Есть и не столь яркий, как красные кхмеры, зато несравненно более знакомый в нашей стране пример заведомо преступного режима. Последствия деятельности национальной социалистической немецкой рабочей партии – более полусотни миллионов смертей, в том числе почти 27 миллионов в нашей стране и более десятка миллионов в самой Германии. Непосредственно вследствие боевых действий на советско-германском фронте погибло более 8.5 миллионов наших бойцов и примерно 6 миллионов немецких. Если бы власть нацистов пресекли до начала Второй Мировой войны – всех этих смертей не было бы.
Увы, это очевидно лишь задним числом. До начала зверствования в СССР национальные социалисты практически не выходили за пределы приемлемого в тогдашней Европе. Даже пакет антисемитских законов, принятый в 1935-м и обычно именуемый Нюрнбергским по месту официального подписания, всего лишь творчески заимствовал опыт сопредельной Польши, а окончательным решением еврейского вопроса считалось выселение ненавистного народа за пределы Европы. Даже в скандальной «Моей борьбе» Гитлер всего лишь довёл до логического завершения теории расового неравенства и жизненного пространства, задолго до него разработанные уважаемыми английскими и французскими исследователями и пропагандистами. В Западной Европе нацистов не любят, по сути, только за то, что они осмелились применять к её обитателям некоторые из методов, активно применяемых самими же этими обитателями за пределами самой Западной Европы. Вплоть до начала этого применения никто – ни рядовые неосведомлённые обыватели, ни всезнающие политики – не верил в возможность столь невежливого обращения с собою. Иначе вряд ли Чемберлен в Мюнхене в сентябре тысяча девятьсот тридцать восьмого выкручивал бы руки союзным французам и чехам, чтобы подарить немцам (по кусочкам, начиная с Судетской области с первоклассной системой укреплений) Чехословакию с её крупнейшим и высококачественнейшим в Восточной Европе производством боевой техники, вооружения и боеприпасов.

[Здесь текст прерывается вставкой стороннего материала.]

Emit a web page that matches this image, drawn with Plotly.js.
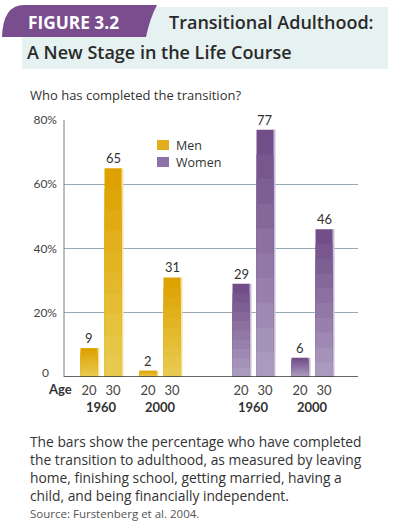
<!DOCTYPE html>
<html>
<head>
<meta charset="utf-8">
<script src="https://cdn.plot.ly/plotly-3.0.1.min.js"></script>
<style>
html,body{margin:0;padding:0;background:#fff;}
#chart{width:394px;height:526px;}
</style>
</head>
<body>
<div id="chart"></div>
<script>
// ---- data ----
const groups = ["Men", "Women"];
const years = ["1960", "2000"];
const ages = ["20", "30"];
const menValues = [9, 65, 2, 31];     // 1960/20, 1960/30, 2000/20, 2000/30
const womenValues = [29, 77, 6, 46];  // 1960/20, 1960/30, 2000/20, 2000/30
const yTickVals = [0, 20, 40, 60, 80];
const yTickText = ["0", "20%", "40%", "60%", "80%"];
const titleTab = "FIGURE 3.2";
const titleLine1 = "Transitional Adulthood:";
const titleLine2 = "A New Stage in the Life Course";
const subtitle = "Who has completed the transition?";
const captionLines = [
  "The bars show the percentage who have completed",
  "the transition to adulthood, as measured by leaving",
  "home, finishing school, getting married, having a",
  "child, and being financially independent."
];
const sourceText = "Source: Furstenberg et al. 2004.";

// ---- layout geometry ----
const W = 394, H = 526;
const M = {l: 64, r: 36, t: 120, b: 149};
const PW = W - M.l - M.r, PH = H - M.t - M.b;
const px = x => (x - M.l) / PW;          // pixel -> paper x
const py = y => (H - M.b - y) / PH;      // pixel -> paper y
const pos = (g, yi, ai) => 25 + g * 152 + yi * 59 + ai * 24;

const FONT = "'Open Sans', sans-serif";
const FONT2 = "Lato, 'Open Sans', sans-serif";

const palettes = {
  Men:   {top: [222, 162, 0],   bottom: [232, 202, 80],  edge: "#f3e3a0", legend: "#e2ae1c"},
  Women: {top: [114, 78, 136],  bottom: [170, 154, 190], edge: "#c9bcd8", legend: "#8c72a6"}
};
const mix = (a, b, t) => "rgb(" + a.map((v, i) => Math.round(v + (b[i] - v) * t)).join(",") + ")";

const traces = [];
const annotations = [];
const shapes = [];
const tickVals = [], tickText = [];
const STEPS = 10;

groups.forEach((g, gi) => {
  const vals = gi === 0 ? menValues : womenValues;
  const pal = palettes[g];
  const xs = [], ys = [];
  years.forEach((yr, yi) => {
    ages.forEach((a, ai) => {
      const x = pos(gi, yi, ai);
      xs.push(x); ys.push(vals[yi * 2 + ai]);
      tickVals.push(x); tickText.push(a);
    });
  });
  // edge highlight
  traces.push({type: "bar", x: xs.map(x => x + 9), y: ys, width: 3,
    marker: {color: pal.edge, line: {width: 0}}, showlegend: false, hoverinfo: "skip"});
  // gradient layers (full bar first, shorter lighter layers on top)
  for (let s = 0; s < STEPS; s++) {
    const frac = 1 - s / STEPS;
    traces.push({type: "bar", x: xs, y: ys.map(v => v * frac), width: 17,
      marker: {color: mix(pal.top, pal.bottom, s / (STEPS - 1)), line: {width: 0}},
      showlegend: false, hoverinfo: "skip"});
  }
  // value labels
  xs.forEach((x, i) => {
    annotations.push({x: x, y: ys[i], xref: "x", yref: "y", text: String(ys[i]),
      showarrow: false, yanchor: "bottom", yshift: 1, bgcolor: "#ffffff", borderpad: 0,
      font: {family: FONT2, size: 13, color: "#333"}});
  });
  // year labels
  years.forEach((yr, yi) => {
    const cx = (pos(gi, yi, 0) + pos(gi, yi, 1)) / 2;
    annotations.push({x: cx, xref: "x", y: py(407), yref: "paper", text: "<b>" + yr + "</b>",
      showarrow: false, xanchor: "center", yanchor: "middle",
      font: {family: FONT2, size: 13, color: "#333"}});
  });
  // manual legend
  const ly = 145 + gi * 17;
  shapes.push({type: "rect", xref: "paper", yref: "paper",
    x0: px(157), x1: px(169), y0: py(ly - 5), y1: py(ly + 5),
    fillcolor: pal.legend, line: {width: 0}});
  annotations.push({x: px(174), y: py(ly), xref: "paper", yref: "paper", text: g,
    showarrow: false, xanchor: "left", yanchor: "middle",
    font: {family: FONT, size: 12.5, color: "#333"}});
});

annotations.push({x: px(60), y: py(389), xref: "paper", yref: "paper", text: "<b>Age</b>",
  showarrow: false, xanchor: "center", yanchor: "middle",
  font: {family: FONT2, size: 13, color: "#333"}});
annotations.push({x: px(45), y: py(372), xref: "paper", yref: "paper", text: yTickText[0],
  showarrow: false, xanchor: "center", yanchor: "middle",
  font: {family: FONT2, size: 12, color: "#444"}});

// header texts
annotations.push({x: px(26), y: py(22), xref: "paper", yref: "paper", text: "<b>" + titleTab + "</b>",
  showarrow: false, xanchor: "left", yanchor: "middle",
  font: {family: FONT, size: 17.3, color: "#ffffff"}});
annotations.push({x: px(167), y: py(22), xref: "paper", yref: "paper", text: titleLine1,
  showarrow: false, xanchor: "left", yanchor: "middle",
  font: {family: FONT, size: 18, color: "#2a2a2a", weight: 600}});
annotations.push({x: px(25), y: py(52), xref: "paper", yref: "paper", text: titleLine2,
  showarrow: false, xanchor: "left", yanchor: "middle",
  font: {family: FONT, size: 18, color: "#2a2a2a", weight: 600}});
annotations.push({x: px(28), y: py(95), xref: "paper", yref: "paper", text: subtitle,
  showarrow: false, xanchor: "left", yanchor: "middle",
  font: {family: FONT, size: 13, color: "#333"}});
annotations.push({x: px(28), y: py(430), xref: "paper", yref: "paper", text: captionLines.join("<br>"),
  showarrow: false, xanchor: "left", yanchor: "top", align: "left",
  font: {family: FONT, size: 13.8, color: "#333"}});
annotations.push({x: px(28), y: py(513), xref: "paper", yref: "paper", text: sourceText,
  showarrow: false, xanchor: "left", yanchor: "middle",
  font: {family: FONT, size: 11.5, color: "#555"}});

// header shapes
const tabPath = "M " + px(2) + "," + py(37) +
  " Q " + px(3) + "," + py(5) + " " + px(24) + "," + py(5) +
  " L " + px(157) + "," + py(5) +
  " Q " + px(150) + "," + py(18) + " " + px(146) + "," + py(37) + " Z";

shapes.push(
  {type: "rect", xref: "paper", yref: "paper", x0: px(22), x1: px(388), y0: py(7), y1: py(69),
    fillcolor: "#e6f1f1", line: {width: 0}, layer: "below"},
  {type: "path", xref: "paper", yref: "paper", path: tabPath,
    fillcolor: "#7a4e8e", line: {width: 0}},
  {type: "line", xref: "paper", yref: "paper", x0: 0, x1: 0, y0: 0, y1: 1,
    line: {color: "#7a7a7a", width: 1}},
  {type: "line", xref: "paper", yref: "y", x0: 0, x1: 1, y0: 0, y1: 0,
    line: {color: "#333", width: 1.5}, layer: "above"}
);

const layout = {
  width: W, height: H,
  margin: M,
  paper_bgcolor: "#ffffff", plot_bgcolor: "#ffffff",
  barmode: "overlay",
  showlegend: false,
  xaxis: {range: [0, PW], tickvals: tickVals, ticktext: tickText, showgrid: false,
    zeroline: false, showline: false, ticks: "", fixedrange: true, ticklabelstandoff: 4,
    tickfont: {family: FONT2, size: 13, color: "#444"}},
  yaxis: {range: [0, 80], tickvals: yTickVals, ticktext: ["", ...yTickText.slice(1)], showgrid: true,
    gridcolor: "#98a9b6", gridwidth: 1, zeroline: false, showline: false, ticks: "",
    fixedrange: true, ticklabelstandoff: 6,
    tickfont: {family: FONT2, size: 12, color: "#444"}},
  annotations: annotations,
  shapes: shapes
};

Plotly.newPlot("chart", traces, layout, {displayModeBar: false, staticPlot: true});
</script>
</body>
</html>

При всех невзгодах и лишениях войны Германия до тысяча девятьсот сорок пятого пребывала в образцовом порядке. Генералы попытались убить главу государства, лишь когда договорились с западными противниками о немедленном прекращении боевых действий после своей предполагаемой удачи.

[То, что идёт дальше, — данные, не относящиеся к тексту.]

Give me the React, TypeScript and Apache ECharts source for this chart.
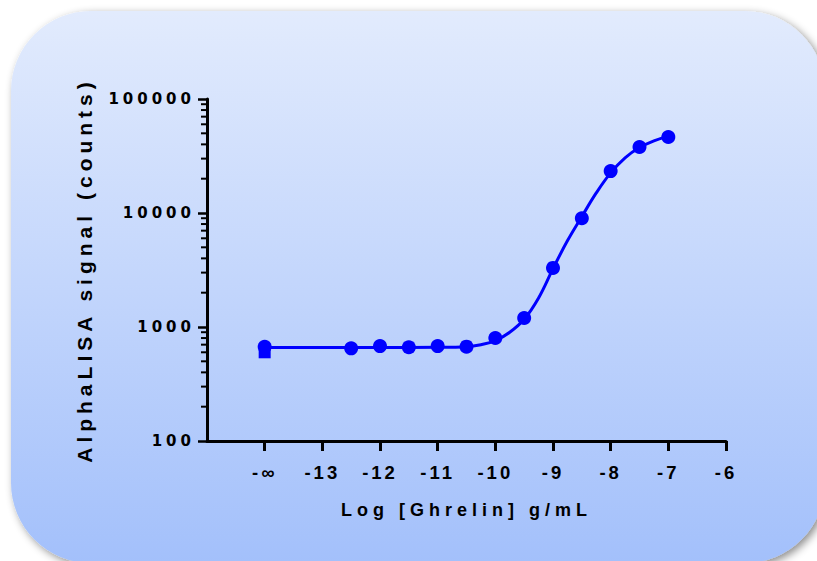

Согласование с противником действий после переворота – действие совершенно разумное. Ведь любой провал делегитимизирует власть. Значит, поражение может дать те же последствия, что и революция. Единственный шанс избежать полного распада общества – установление порядка извне.

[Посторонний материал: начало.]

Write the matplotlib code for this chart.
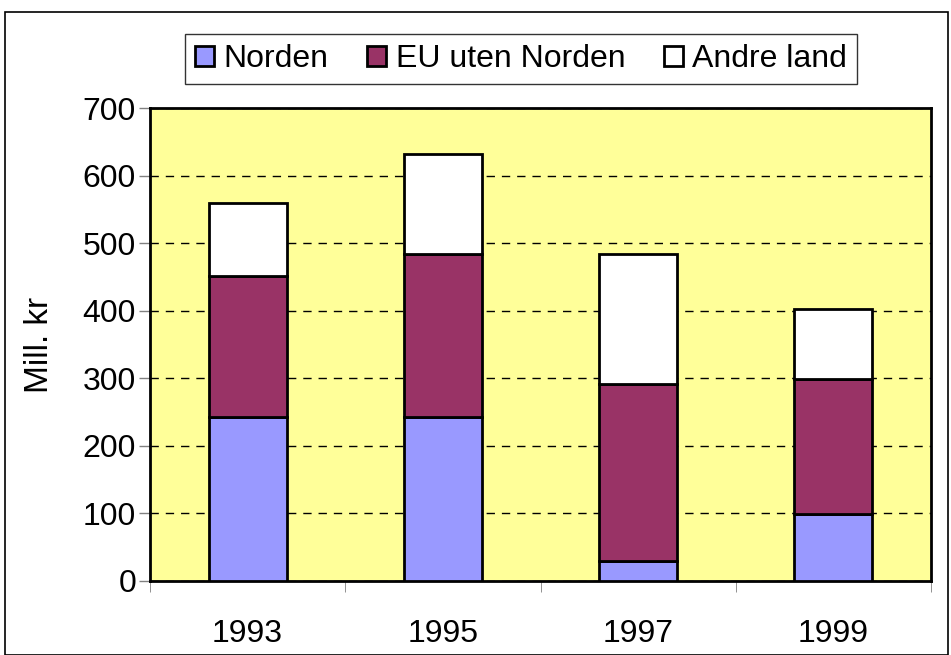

Международное право настоятельно рекомендует оккупантам брать на себя управление занятыми территориями. Если они пренебрегают этим долгом, свержение даже явно преступного режима влечёт поток новых преступлений. После второй иракской кампании американцы распустили правящую партию, уволили всех состоявших в ней государственных служащих – то есть едва ли не весь аппарат управления – и долго не создавали ничего взамен. На совести Саддама Хусейна тысячи замученных в застенках оппозиционеров разного толка и сотни тысяч погибших в ирано-иракской войне. Но за вычетом этих потерь, случающихся не только в диктаторских странах, по его вине убито куда меньше, нежели в разразившейся на почве безвластия схватке множества общин, чьи распри он сдерживал – пусть порою и самыми жестокими способами. Те оппозиционеры, что укрылись от него за рубежом, при всех своих радужных обещаниях народу и зарубежным инвесторам, всего лишь воспользовались случаем радостно вмешаться в эту схватку – и ещё утяжелили её последствия.
Не зря отечественная внесистемная оппозиция – и до тысяча девятьсот семнадцатого, и сейчас – сотрудничает с зарубежными политиками. Разрушаешь управленческую структуру государства – держи в запасе систему внешнего управления, дабы переворот не обернулся пагубным безвластием.